Nature has provided the land we live on. This is the Commons we share by birth and everyone alive should have an equal right to access their share of the Commons. But everyone can’t occupy the same piece of land. Those, therefore, who use the best land should compensate the rest of us for the privilege they enjoy.

Henry George, Pierre-Joseph Proudon, Silvio Gesell and even Winston Churchill argued that work should be untaxed and the monopoly use of land should be taxed. The rise in land value as a result of government built infrastructure, the arrival of shops and businesses and organisations should be publicly captured. This income should be shared by all levels of government and some redistributed as a Citizens Dividend. The tax on land value is simple and cannot be evaded as you can’t hide land. The problem these days is finding a politically acceptable method of doing this. Property owners already pay a mortgage and rates and won’t accept a third payment on their land. Moreover it is the banks who capture a significant part of the rise in land value. Yet we must face this political challenge. The gap between rich and poor will keep widenening when we have a tax policy which favours landowners who reap unearned profit.

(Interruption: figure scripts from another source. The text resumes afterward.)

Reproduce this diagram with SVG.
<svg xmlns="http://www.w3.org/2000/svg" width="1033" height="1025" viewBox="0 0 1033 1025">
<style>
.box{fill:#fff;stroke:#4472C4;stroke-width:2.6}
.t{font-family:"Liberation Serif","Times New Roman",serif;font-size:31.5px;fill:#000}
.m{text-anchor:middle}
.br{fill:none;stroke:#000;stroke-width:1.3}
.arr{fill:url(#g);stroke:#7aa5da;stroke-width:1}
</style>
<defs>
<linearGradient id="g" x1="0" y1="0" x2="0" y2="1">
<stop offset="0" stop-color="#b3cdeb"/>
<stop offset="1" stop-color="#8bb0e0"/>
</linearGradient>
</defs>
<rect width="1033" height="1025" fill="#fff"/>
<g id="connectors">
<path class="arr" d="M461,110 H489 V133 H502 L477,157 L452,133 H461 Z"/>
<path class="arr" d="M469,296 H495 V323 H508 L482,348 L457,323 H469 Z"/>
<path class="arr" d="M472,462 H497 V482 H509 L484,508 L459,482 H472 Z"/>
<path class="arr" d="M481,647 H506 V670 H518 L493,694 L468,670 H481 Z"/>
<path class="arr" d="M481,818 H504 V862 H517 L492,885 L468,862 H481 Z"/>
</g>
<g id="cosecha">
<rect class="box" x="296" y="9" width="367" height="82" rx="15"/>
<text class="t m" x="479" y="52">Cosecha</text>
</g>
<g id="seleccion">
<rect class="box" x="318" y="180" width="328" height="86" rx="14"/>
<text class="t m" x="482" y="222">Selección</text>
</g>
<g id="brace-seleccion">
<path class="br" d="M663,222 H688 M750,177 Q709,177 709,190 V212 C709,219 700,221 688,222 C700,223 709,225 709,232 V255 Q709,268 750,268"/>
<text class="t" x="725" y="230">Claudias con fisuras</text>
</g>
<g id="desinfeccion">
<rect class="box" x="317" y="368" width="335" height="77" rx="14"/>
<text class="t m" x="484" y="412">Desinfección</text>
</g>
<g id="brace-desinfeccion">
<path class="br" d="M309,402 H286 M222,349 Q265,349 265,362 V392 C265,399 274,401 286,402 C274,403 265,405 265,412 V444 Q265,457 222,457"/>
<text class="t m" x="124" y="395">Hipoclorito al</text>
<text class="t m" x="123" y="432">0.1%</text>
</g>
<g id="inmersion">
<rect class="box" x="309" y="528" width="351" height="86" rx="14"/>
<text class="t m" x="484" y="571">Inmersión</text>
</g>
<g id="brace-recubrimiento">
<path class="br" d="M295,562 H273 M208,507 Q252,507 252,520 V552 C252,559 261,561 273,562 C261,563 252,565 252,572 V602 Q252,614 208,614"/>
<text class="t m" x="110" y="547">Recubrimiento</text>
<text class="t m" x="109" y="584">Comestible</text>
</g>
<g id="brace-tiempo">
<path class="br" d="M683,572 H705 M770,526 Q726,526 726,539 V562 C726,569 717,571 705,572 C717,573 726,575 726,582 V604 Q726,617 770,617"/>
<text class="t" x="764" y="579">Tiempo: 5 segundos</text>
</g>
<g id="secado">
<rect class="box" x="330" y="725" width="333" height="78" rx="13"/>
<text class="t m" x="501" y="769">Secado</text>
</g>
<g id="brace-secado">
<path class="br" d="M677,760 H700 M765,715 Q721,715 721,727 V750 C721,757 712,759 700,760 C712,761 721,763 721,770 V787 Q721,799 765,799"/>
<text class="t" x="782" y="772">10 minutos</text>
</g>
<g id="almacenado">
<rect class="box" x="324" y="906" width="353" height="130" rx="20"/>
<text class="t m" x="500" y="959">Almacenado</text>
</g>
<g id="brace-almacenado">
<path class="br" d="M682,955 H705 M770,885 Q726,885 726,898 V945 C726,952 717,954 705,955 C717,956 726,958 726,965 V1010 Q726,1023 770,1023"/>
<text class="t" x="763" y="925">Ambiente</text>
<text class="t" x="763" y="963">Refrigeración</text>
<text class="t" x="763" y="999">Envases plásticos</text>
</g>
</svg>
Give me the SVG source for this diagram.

Other parts of the commons should also be shared. Private enterprise should not include private ownership of the elements of life. Everyone by right should have access to land, water, airwaves, fisheries, minerals, electromagnetic spectrum, any public utility such as a port, airport or the monopolistic rights to reticulate wires, pipes, roads and rails.

The principle is that we should pay for what we hold or take but not for what we do or make.